*Brief*:
Exclude the pictures; give every entry again exactly as written.

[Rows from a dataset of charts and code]
┄┄┄┄┄┄┄┄┄┄┄┄┄┄┄┄┄┄┄┄
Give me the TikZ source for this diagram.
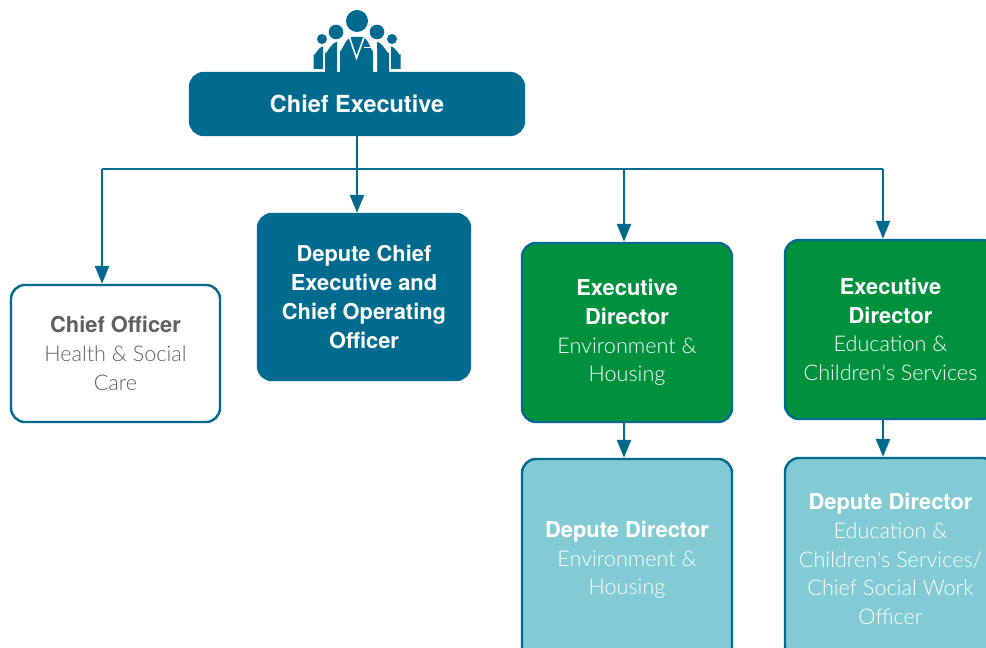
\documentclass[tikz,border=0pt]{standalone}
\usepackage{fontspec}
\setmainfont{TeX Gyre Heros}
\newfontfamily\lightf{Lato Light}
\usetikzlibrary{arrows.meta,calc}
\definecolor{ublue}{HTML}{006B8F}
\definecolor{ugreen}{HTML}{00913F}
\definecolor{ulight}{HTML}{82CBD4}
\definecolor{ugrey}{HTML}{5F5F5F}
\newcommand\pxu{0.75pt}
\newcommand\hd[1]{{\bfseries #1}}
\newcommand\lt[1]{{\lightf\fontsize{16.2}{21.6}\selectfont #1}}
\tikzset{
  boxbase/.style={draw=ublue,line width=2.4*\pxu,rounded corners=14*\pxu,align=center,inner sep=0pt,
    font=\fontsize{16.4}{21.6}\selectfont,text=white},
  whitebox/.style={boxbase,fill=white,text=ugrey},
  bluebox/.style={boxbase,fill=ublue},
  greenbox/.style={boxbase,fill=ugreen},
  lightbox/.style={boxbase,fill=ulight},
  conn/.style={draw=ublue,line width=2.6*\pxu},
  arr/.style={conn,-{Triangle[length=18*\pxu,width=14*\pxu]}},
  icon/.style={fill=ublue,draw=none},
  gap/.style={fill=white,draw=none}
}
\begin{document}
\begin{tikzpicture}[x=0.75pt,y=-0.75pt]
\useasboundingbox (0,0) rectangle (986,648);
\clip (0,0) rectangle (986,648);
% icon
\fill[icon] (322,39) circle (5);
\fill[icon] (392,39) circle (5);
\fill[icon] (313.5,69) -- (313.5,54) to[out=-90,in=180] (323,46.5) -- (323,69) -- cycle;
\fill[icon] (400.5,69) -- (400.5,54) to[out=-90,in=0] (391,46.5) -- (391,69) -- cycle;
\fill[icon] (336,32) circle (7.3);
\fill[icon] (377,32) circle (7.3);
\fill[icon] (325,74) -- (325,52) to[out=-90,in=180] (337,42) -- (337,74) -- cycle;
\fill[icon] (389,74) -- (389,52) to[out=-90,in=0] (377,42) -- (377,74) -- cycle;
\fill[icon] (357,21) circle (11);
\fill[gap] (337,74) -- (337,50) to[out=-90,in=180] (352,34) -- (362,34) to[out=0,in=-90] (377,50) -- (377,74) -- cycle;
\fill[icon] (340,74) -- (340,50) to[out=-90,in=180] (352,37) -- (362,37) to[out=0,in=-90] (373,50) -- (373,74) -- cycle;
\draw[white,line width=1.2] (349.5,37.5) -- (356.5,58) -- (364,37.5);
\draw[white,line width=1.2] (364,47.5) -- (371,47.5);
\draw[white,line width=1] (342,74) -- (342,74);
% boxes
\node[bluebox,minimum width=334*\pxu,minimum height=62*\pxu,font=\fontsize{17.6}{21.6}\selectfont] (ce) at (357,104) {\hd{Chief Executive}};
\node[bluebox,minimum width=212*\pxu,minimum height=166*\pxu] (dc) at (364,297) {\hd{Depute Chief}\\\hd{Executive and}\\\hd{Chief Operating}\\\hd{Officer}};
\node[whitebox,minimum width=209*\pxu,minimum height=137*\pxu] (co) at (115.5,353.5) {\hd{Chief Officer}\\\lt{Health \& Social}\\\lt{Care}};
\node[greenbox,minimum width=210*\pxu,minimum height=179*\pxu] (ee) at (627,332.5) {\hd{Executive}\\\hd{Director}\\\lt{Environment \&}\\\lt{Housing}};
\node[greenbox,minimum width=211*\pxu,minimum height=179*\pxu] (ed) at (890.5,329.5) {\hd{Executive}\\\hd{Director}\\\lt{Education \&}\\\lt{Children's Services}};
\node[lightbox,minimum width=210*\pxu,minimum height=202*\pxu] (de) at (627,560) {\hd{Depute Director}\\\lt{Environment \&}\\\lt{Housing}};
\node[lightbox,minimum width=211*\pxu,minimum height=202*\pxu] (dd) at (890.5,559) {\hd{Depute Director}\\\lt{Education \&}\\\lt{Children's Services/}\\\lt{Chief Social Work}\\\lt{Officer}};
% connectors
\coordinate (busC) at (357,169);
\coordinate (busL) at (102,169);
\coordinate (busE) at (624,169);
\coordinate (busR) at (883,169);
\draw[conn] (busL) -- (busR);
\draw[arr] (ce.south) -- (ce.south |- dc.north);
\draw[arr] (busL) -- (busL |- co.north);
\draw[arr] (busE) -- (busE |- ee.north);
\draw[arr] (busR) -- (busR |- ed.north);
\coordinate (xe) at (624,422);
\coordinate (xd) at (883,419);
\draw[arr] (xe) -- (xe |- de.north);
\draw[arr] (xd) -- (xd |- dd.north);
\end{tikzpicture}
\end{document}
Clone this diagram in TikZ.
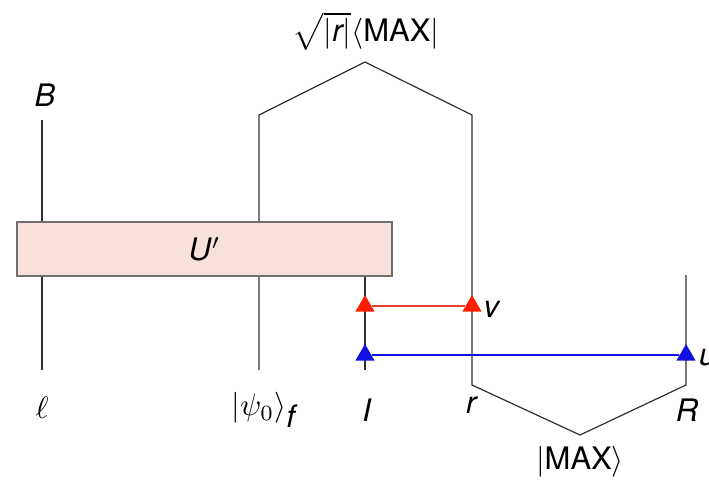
┄┄┄┄┄┄┄┄┄┄┄┄┄┄┄┄┄┄┄┄
*Exercise result*:
Give me the TikZ source for this diagram.
\documentclass[tikz,border=0pt]{standalone}
\usepackage{fontspec}
\setmainfont{TeX Gyre Heros}
\newfontfamily\lightf{Lato Light}
\usetikzlibrary{arrows.meta,calc}
\definecolor{ublue}{HTML}{006B8F}
\definecolor{ugreen}{HTML}{00913F}
\definecolor{ulight}{HTML}{82CBD4}
\definecolor{ugrey}{HTML}{5F5F5F}
\newcommand\pxu{0.75pt}
\newcommand\hd[1]{{\bfseries #1}}
\newcommand\lt[1]{{\lightf\fontsize{16.2}{21.6}\selectfont #1}}
\tikzset{
  boxbase/.style={draw=ublue,line width=2.4*\pxu,rounded corners=14*\pxu,align=center,inner sep=0pt,
    font=\fontsize{16.4}{21.6}\selectfont,text=white},
  whitebox/.style={boxbase,fill=white,text=ugrey},
  bluebox/.style={boxbase,fill=ublue},
  greenbox/.style={boxbase,fill=ugreen},
  lightbox/.style={boxbase,fill=ulight},
  conn/.style={draw=ublue,line width=2.6*\pxu},
  arr/.style={conn,-{Triangle[length=18*\pxu,width=14*\pxu]}},
  icon/.style={fill=ublue,draw=none},
  gap/.style={fill=white,draw=none}
}
\begin{document}
\begin{tikzpicture}[x=0.75pt,y=-0.75pt]
\useasboundingbox (0,0) rectangle (986,648);
\clip (0,0) rectangle (986,648);
% icon
\fill[icon] (322,39) circle (5);
\fill[icon] (392,39) circle (5);
\fill[icon] (313.5,69) -- (313.5,54) to[out=-90,in=180] (323,46.5) -- (323,69) -- cycle;
\fill[icon] (400.5,69) -- (400.5,54) to[out=-90,in=0] (391,46.5) -- (391,69) -- cycle;
\fill[icon] (336,32) circle (7.3);
\fill[icon] (377,32) circle (7.3);
\fill[icon] (325,74) -- (325,52) to[out=-90,in=180] (337,42) -- (337,74) -- cycle;
\fill[icon] (389,74) -- (389,52) to[out=-90,in=0] (377,42) -- (377,74) -- cycle;
\fill[icon] (357,21) circle (11);
\fill[gap] (337,74) -- (337,50) to[out=-90,in=180] (352,34) -- (362,34) to[out=0,in=-90] (377,50) -- (377,74) -- cycle;
\fill[icon] (340,74) -- (340,50) to[out=-90,in=180] (352,37) -- (362,37) to[out=0,in=-90] (373,50) -- (373,74) -- cycle;
\draw[white,line width=1.2] (349.5,37.5) -- (356.5,58) -- (364,37.5);
\draw[white,line width=1.2] (364,47.5) -- (371,47.5);
\draw[white,line width=1] (342,74) -- (342,74);
% boxes
\node[bluebox,minimum width=334*\pxu,minimum height=62*\pxu,font=\fontsize{17.6}{21.6}\selectfont] (ce) at (357,104) {\hd{Chief Executive}};
\node[bluebox,minimum width=212*\pxu,minimum height=166*\pxu] (dc) at (364,297) {\hd{Depute Chief}\\\hd{Executive and}\\\hd{Chief Operating}\\\hd{Officer}};
\node[whitebox,minimum width=209*\pxu,minimum height=137*\pxu] (co) at (115.5,353.5) {\hd{Chief Officer}\\\lt{Health \& Social}\\\lt{Care}};
\node[greenbox,minimum width=210*\pxu,minimum height=179*\pxu] (ee) at (627,332.5) {\hd{Executive}\\\hd{Director}\\\lt{Environment \&}\\\lt{Housing}};
\node[greenbox,minimum width=211*\pxu,minimum height=179*\pxu] (ed) at (890.5,329.5) {\hd{Executive}\\\hd{Director}\\\lt{Education \&}\\\lt{Children's Services}};
\node[lightbox,minimum width=210*\pxu,minimum height=202*\pxu] (de) at (627,560) {\hd{Depute Director}\\\lt{Environment \&}\\\lt{Housing}};
\node[lightbox,minimum width=211*\pxu,minimum height=202*\pxu] (dd) at (890.5,559) {\hd{Depute Director}\\\lt{Education \&}\\\lt{Children's Services/}\\\lt{Chief Social Work}\\\lt{Officer}};
% connectors
\coordinate (busC) at (357,169);
\coordinate (busL) at (102,169);
\coordinate (busE) at (624,169);
\coordinate (busR) at (883,169);
\draw[conn] (busL) -- (busR);
\draw[arr] (ce.south) -- (ce.south |- dc.north);
\draw[arr] (busL) -- (busL |- co.north);
\draw[arr] (busE) -- (busE |- ee.north);
\draw[arr] (busR) -- (busR |- ed.north);
\coordinate (xe) at (624,422);
\coordinate (xd) at (883,419);
\draw[arr] (xe) -- (xe |- de.north);
\draw[arr] (xd) -- (xd |- dd.north);
\end{tikzpicture}
\end{document}
Clone this diagram in TikZ.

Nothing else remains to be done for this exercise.